### Work to be completed
Find how many lines contain "this" and state only that number.

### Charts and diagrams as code

━━━━━━━━

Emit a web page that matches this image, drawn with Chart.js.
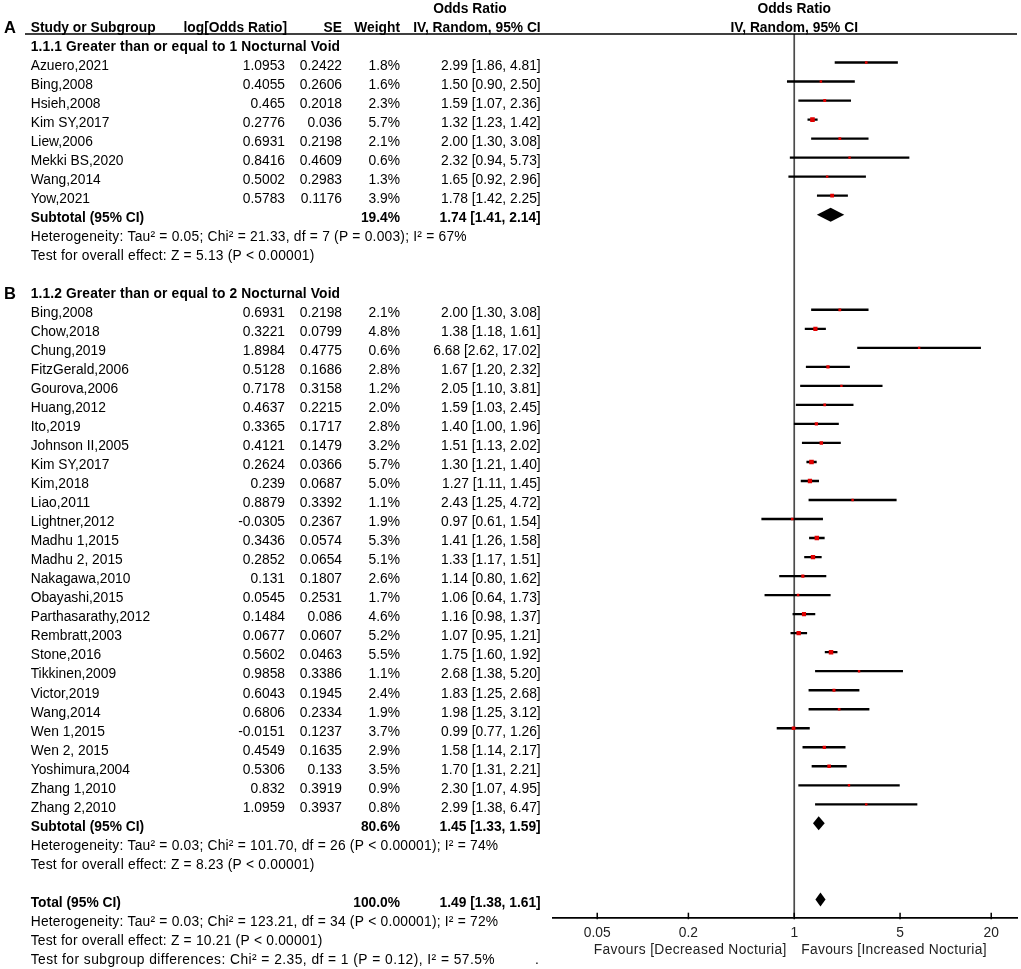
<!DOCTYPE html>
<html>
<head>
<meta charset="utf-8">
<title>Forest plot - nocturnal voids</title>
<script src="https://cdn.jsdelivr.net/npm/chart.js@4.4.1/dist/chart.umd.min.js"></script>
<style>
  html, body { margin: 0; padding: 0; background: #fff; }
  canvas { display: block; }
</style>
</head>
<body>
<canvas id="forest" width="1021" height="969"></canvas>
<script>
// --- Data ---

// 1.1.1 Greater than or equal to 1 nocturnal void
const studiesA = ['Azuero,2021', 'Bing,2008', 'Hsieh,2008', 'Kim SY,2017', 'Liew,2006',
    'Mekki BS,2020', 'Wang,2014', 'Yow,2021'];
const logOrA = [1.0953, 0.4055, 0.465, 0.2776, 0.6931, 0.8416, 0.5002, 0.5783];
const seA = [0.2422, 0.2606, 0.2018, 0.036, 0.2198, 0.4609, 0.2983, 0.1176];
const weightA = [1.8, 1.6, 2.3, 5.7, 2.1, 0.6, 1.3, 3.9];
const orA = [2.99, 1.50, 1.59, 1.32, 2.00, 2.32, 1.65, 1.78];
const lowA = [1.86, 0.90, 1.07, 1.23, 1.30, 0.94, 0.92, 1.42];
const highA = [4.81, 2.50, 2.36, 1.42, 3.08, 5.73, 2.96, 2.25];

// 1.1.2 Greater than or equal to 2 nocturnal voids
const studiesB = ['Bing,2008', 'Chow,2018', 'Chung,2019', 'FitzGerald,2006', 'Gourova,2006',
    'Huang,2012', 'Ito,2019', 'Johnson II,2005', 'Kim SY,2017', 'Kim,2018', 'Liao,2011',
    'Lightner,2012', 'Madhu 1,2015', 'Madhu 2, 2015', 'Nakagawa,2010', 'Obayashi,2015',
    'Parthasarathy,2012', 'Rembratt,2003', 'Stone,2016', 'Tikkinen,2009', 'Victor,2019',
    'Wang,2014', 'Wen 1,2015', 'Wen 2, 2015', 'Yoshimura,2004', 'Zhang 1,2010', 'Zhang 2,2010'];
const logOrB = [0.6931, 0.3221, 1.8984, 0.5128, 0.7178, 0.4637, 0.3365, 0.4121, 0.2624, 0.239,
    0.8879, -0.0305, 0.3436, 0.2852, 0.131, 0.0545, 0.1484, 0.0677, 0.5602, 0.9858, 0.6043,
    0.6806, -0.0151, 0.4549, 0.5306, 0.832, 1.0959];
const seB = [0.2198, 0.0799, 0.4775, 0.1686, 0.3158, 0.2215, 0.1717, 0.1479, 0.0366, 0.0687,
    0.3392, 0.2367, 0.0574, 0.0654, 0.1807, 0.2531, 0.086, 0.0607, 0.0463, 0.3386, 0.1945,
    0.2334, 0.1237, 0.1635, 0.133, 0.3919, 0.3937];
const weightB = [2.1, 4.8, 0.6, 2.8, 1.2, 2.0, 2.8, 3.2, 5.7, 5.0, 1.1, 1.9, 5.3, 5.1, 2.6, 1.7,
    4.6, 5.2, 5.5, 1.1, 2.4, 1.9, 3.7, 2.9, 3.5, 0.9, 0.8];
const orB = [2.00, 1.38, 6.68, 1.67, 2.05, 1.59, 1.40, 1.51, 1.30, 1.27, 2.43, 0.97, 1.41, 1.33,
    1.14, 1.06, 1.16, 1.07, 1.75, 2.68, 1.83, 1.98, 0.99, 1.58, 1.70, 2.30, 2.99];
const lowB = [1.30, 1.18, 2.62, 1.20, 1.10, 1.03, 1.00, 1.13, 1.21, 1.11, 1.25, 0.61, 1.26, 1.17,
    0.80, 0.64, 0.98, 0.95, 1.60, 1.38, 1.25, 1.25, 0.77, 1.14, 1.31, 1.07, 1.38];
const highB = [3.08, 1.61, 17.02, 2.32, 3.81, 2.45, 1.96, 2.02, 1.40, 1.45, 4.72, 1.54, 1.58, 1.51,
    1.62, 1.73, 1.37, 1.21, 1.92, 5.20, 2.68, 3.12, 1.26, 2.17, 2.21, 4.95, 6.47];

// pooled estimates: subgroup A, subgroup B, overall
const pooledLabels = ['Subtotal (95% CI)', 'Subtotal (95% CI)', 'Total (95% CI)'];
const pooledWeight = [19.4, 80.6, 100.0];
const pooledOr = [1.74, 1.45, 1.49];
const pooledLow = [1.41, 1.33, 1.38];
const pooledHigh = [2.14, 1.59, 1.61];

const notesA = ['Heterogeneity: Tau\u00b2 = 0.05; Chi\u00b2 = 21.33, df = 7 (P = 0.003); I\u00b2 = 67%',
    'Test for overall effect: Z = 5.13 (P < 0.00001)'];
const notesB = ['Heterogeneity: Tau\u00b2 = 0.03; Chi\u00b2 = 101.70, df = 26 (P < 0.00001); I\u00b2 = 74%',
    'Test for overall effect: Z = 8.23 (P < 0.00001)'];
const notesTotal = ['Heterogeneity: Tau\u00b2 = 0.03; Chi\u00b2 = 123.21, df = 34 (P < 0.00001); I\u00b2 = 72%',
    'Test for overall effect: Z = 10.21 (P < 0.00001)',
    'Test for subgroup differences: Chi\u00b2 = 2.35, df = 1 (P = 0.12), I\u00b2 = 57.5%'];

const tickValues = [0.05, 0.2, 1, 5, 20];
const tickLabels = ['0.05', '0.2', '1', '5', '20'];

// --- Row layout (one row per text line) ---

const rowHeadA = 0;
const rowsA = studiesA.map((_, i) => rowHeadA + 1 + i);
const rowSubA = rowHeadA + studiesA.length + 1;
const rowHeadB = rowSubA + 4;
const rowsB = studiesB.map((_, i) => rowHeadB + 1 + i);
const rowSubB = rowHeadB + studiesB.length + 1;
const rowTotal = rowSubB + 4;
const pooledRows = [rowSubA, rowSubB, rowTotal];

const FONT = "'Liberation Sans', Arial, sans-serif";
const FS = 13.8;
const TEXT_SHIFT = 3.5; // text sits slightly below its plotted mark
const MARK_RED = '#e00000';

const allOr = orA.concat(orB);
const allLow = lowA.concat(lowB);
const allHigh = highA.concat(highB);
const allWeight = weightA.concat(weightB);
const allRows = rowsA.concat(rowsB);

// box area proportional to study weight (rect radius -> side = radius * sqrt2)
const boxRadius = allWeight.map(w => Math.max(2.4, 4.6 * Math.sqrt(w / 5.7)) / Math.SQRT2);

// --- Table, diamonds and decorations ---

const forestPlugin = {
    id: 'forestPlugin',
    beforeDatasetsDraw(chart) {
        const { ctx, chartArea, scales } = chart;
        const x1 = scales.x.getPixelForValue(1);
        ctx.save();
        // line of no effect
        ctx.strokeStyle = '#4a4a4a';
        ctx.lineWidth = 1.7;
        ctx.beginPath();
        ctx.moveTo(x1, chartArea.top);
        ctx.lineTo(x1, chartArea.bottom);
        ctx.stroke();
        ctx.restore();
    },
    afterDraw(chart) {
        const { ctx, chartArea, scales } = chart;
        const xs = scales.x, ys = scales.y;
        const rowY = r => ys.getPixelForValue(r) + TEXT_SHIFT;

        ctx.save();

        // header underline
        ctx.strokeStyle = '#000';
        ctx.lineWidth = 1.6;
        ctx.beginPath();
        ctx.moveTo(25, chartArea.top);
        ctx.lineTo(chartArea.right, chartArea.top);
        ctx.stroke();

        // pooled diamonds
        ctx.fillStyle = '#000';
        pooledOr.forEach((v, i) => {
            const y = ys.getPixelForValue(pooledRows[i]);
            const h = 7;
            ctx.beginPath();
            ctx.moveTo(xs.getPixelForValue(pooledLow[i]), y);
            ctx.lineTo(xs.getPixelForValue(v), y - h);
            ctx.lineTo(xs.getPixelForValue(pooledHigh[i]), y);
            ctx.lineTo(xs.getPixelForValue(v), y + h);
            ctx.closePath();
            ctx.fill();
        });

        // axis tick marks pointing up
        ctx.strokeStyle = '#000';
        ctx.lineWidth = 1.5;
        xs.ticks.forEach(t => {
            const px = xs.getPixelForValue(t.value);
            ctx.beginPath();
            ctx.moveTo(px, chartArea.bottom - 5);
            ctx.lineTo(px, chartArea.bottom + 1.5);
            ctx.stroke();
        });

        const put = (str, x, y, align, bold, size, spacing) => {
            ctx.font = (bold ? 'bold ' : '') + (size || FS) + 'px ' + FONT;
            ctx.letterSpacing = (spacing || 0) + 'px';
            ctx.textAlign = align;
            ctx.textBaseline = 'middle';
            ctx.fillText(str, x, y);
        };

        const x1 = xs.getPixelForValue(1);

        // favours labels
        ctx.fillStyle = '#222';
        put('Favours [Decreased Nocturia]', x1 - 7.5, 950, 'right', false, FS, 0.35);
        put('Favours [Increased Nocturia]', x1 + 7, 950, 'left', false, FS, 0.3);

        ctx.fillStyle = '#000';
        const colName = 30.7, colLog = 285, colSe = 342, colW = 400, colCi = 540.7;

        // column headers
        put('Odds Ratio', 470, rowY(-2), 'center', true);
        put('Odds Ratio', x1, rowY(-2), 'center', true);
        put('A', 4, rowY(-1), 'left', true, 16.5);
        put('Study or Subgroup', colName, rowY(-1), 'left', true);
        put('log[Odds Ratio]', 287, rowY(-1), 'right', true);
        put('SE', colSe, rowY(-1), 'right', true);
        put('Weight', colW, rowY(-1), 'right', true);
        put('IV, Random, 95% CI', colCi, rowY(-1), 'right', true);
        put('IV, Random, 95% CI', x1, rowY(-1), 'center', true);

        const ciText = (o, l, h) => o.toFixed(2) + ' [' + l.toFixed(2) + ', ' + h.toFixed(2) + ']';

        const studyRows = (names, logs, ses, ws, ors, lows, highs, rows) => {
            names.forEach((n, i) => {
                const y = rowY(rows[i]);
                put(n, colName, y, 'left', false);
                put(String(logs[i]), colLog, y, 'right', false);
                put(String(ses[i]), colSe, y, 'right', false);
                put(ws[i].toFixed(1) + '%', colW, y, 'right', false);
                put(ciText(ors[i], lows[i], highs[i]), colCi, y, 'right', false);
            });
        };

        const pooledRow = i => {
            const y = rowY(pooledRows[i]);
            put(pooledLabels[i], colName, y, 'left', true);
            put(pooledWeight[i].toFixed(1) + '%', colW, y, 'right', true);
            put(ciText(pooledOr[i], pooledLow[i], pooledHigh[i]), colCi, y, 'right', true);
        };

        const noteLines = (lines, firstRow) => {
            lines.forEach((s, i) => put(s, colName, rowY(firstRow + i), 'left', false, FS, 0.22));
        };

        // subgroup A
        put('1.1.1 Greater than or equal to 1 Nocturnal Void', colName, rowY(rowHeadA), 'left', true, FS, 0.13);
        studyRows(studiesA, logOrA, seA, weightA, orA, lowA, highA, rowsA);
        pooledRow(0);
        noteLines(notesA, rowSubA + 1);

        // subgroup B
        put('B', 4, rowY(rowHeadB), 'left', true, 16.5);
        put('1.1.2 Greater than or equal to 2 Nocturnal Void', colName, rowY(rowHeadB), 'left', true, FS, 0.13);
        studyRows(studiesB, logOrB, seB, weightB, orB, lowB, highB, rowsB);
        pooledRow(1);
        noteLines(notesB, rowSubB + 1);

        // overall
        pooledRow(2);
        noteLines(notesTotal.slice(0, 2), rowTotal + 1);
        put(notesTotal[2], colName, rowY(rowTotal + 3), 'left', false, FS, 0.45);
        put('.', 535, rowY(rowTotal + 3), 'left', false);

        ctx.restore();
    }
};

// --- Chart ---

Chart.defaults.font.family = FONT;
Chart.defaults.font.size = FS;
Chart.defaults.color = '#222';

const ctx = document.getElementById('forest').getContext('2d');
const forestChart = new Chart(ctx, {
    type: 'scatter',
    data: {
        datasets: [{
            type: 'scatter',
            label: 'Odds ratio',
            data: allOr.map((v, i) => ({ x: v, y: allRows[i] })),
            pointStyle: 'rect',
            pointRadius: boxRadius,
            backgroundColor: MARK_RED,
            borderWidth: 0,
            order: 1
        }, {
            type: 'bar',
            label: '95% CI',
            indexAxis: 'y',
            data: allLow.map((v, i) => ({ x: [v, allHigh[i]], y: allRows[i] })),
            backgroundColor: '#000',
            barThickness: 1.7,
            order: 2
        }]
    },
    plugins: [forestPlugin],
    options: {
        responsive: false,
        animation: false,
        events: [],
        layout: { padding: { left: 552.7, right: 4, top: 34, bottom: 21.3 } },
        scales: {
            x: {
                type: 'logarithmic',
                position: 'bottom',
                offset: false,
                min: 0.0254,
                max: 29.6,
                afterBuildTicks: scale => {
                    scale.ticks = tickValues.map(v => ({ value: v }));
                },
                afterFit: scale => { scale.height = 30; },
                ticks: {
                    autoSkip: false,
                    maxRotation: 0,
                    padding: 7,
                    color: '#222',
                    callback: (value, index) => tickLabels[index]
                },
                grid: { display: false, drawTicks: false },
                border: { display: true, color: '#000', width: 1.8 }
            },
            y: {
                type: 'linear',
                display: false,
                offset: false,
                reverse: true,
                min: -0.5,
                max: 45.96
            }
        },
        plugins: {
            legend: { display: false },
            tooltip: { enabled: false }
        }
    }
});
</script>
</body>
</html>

━━━━━━━━

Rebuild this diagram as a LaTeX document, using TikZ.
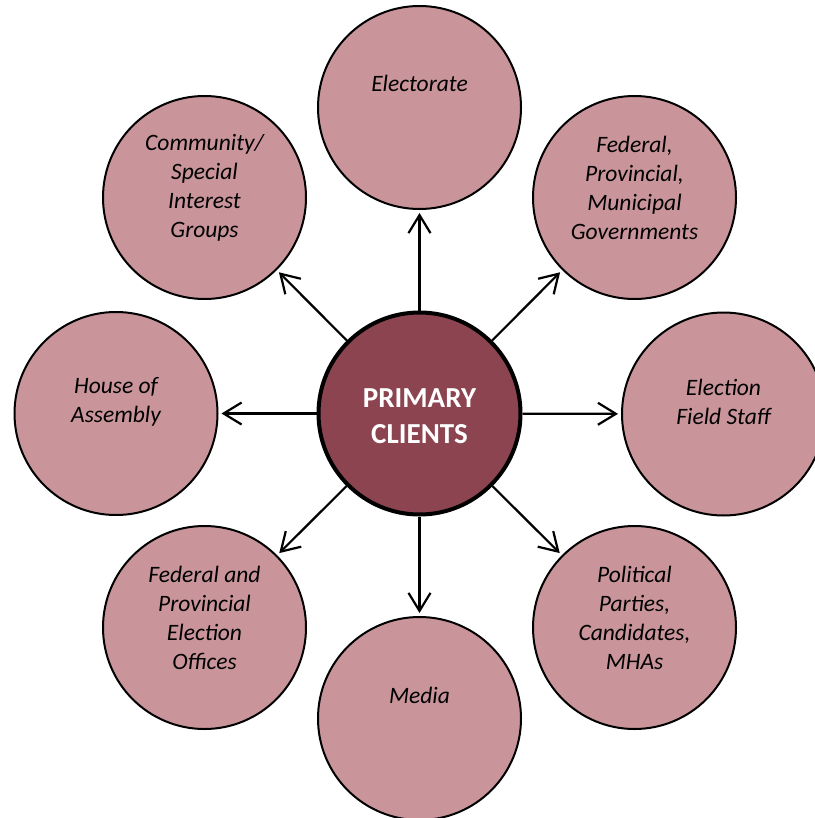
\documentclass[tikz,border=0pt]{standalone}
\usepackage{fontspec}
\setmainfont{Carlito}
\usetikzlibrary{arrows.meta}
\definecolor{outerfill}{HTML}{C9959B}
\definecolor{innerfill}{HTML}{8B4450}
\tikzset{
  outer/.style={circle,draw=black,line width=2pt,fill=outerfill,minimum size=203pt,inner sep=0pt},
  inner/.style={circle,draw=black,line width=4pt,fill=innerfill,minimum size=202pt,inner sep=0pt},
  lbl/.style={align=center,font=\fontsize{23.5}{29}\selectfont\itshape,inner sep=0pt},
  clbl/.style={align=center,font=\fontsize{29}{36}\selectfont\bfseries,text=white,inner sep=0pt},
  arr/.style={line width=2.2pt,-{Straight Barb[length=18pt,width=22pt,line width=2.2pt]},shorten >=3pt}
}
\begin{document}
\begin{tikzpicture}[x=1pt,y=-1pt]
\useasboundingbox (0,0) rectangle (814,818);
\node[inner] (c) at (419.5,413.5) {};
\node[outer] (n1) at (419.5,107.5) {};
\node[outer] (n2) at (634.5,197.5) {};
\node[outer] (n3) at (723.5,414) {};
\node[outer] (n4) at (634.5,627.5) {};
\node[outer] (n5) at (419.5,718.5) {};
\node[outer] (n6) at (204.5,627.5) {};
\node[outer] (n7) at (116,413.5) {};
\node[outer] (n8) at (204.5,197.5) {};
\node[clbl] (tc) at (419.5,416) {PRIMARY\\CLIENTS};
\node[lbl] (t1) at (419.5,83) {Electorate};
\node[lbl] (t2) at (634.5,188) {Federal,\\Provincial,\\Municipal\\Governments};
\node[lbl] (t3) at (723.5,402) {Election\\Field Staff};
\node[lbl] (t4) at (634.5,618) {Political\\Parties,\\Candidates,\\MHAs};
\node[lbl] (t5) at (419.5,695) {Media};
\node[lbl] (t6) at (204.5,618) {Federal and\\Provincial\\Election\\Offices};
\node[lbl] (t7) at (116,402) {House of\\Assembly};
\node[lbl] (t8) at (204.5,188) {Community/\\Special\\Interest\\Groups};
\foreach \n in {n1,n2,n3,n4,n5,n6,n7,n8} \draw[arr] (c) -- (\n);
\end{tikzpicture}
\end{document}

━━━━━━━━

### Solution
2